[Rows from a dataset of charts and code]
==============================

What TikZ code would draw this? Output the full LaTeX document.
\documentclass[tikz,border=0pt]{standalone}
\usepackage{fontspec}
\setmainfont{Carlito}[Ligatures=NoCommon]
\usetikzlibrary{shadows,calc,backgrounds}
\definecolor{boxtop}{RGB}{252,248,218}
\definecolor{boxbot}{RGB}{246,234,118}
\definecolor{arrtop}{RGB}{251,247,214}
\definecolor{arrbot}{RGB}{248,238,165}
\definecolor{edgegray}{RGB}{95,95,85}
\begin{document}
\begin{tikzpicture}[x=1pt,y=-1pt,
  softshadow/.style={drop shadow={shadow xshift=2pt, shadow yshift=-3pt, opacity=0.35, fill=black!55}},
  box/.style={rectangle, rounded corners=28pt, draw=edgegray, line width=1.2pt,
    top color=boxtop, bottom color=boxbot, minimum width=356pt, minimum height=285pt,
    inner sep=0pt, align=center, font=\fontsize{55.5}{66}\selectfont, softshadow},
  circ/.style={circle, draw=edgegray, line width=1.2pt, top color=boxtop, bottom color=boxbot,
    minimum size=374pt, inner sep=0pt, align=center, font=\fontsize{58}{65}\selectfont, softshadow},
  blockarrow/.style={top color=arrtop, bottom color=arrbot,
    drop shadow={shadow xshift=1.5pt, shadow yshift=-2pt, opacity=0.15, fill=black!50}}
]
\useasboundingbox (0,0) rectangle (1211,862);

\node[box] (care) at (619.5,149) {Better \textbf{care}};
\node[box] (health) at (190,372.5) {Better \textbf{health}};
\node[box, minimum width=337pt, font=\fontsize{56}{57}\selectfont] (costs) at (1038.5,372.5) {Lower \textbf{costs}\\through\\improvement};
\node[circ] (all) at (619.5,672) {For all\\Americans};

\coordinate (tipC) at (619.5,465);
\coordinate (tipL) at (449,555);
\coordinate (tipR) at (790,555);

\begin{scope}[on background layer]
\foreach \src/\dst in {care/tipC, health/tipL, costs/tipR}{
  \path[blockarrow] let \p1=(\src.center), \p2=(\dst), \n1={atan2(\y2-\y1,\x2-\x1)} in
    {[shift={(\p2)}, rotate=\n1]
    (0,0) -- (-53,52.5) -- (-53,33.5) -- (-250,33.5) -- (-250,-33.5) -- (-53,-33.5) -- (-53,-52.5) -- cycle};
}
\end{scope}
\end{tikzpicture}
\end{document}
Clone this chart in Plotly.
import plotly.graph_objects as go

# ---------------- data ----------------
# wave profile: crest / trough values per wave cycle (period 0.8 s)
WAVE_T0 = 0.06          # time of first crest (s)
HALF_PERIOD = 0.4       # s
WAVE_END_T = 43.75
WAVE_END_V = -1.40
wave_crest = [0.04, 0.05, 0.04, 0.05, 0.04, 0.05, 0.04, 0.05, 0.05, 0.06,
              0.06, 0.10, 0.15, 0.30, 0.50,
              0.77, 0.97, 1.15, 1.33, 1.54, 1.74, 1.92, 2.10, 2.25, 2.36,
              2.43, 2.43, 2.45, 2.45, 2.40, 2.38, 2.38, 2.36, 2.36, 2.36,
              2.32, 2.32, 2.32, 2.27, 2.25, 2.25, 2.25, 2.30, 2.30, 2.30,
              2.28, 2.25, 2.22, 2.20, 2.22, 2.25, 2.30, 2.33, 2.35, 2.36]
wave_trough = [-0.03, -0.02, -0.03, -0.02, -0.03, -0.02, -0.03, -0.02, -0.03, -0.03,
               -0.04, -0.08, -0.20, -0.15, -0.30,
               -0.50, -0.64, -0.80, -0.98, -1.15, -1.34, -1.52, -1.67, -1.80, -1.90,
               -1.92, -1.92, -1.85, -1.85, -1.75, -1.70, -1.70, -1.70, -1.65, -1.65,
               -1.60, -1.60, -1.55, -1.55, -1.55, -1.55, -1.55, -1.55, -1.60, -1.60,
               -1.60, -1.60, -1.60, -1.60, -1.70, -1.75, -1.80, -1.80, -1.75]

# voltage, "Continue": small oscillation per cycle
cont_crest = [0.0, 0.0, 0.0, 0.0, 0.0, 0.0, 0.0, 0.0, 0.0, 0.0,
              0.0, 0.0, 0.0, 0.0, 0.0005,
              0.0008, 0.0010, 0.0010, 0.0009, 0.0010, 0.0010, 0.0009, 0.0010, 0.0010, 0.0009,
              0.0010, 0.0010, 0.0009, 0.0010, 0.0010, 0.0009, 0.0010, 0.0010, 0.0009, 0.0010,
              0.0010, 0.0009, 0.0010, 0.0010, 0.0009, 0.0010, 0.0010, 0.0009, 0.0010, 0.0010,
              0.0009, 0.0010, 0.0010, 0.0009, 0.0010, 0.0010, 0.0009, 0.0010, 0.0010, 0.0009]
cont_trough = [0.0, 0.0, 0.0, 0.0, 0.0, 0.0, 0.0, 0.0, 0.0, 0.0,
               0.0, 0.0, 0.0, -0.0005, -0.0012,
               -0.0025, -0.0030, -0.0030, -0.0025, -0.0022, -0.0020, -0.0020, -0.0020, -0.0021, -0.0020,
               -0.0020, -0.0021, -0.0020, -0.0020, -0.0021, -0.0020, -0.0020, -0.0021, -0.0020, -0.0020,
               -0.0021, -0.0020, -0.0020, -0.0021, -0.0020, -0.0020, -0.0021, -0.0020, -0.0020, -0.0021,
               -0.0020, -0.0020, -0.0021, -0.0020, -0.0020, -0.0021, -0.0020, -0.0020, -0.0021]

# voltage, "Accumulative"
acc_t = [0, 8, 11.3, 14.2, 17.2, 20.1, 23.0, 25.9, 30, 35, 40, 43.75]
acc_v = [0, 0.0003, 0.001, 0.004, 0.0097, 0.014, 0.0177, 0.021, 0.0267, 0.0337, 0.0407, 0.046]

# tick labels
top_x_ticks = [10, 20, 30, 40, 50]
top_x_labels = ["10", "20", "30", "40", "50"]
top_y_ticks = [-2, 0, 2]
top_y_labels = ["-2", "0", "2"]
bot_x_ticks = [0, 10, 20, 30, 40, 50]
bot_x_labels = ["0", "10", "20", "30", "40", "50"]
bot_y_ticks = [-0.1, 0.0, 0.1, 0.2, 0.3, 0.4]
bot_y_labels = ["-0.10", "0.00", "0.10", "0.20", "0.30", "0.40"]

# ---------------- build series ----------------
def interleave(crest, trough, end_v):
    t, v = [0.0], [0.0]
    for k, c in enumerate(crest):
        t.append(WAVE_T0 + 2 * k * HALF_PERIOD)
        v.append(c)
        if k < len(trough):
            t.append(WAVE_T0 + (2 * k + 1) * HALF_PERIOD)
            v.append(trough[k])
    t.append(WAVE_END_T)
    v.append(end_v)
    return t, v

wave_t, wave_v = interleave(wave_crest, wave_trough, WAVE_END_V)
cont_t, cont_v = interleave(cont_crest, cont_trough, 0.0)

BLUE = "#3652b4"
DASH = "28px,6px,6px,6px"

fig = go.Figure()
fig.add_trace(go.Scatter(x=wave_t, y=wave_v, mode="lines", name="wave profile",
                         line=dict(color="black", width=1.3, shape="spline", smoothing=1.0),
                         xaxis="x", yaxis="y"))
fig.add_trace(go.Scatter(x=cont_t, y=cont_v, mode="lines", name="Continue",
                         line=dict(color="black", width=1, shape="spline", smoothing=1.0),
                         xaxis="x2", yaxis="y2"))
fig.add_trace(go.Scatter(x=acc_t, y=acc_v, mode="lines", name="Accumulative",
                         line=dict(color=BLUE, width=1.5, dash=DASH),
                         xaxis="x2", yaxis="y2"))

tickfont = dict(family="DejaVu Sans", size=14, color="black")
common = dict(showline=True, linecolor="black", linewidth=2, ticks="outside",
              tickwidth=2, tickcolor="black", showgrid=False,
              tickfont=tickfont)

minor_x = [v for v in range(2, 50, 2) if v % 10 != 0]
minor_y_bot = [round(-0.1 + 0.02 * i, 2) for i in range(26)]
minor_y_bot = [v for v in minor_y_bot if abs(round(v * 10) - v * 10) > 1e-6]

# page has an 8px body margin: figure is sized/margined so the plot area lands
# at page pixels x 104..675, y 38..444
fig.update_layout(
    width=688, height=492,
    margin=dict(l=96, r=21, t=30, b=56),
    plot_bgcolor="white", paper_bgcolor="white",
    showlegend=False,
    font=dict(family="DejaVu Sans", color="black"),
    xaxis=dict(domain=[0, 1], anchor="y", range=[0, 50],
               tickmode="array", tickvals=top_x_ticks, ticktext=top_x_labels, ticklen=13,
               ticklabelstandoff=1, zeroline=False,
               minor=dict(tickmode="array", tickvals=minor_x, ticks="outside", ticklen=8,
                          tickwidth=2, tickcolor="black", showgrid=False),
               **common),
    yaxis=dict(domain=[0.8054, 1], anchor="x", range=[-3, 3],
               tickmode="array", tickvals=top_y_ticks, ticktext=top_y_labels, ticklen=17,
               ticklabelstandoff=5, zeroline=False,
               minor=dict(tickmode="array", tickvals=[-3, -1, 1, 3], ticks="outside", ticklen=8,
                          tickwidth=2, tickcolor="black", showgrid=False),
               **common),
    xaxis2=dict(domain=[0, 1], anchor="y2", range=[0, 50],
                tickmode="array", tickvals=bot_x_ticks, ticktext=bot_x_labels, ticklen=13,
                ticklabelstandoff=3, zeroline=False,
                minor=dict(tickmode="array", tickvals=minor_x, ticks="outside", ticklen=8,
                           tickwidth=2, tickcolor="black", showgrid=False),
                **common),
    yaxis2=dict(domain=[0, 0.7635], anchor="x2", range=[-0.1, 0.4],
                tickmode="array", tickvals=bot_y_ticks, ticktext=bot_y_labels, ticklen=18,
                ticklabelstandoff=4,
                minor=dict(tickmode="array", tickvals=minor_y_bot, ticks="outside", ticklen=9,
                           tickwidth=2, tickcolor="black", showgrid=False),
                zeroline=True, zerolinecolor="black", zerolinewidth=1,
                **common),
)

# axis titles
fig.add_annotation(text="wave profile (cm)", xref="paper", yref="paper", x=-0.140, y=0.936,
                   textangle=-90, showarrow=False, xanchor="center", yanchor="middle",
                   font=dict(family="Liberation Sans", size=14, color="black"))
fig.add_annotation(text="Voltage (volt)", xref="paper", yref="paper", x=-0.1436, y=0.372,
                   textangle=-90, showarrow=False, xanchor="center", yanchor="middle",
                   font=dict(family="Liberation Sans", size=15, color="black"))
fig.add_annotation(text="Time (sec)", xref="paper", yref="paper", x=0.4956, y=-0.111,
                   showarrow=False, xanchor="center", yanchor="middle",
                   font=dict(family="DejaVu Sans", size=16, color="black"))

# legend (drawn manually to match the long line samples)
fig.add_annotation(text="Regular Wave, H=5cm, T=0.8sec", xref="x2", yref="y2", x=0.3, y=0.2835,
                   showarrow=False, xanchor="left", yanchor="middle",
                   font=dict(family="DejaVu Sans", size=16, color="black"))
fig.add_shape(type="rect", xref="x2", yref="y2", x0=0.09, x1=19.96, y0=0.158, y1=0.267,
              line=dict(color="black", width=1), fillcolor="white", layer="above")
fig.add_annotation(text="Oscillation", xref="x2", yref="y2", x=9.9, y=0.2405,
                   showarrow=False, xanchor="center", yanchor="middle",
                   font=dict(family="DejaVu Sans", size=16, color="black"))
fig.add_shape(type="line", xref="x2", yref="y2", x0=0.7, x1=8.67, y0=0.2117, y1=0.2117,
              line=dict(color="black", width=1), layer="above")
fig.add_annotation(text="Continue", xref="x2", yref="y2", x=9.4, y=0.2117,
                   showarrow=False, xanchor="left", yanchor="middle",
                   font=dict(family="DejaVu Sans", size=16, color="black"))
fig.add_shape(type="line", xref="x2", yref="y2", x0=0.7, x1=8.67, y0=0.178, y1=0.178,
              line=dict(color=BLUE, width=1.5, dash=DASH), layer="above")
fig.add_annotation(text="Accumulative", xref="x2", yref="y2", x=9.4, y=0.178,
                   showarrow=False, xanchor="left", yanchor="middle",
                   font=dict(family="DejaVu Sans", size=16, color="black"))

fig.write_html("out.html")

==============================

__Exercise task__:
Quote word for word every line from the one that has "Clone this chart in Plotly." through the one that has "import plotly.graph_objects as go".

__Task solution__:
Clone this chart in Plotly.
import plotly.graph_objects as go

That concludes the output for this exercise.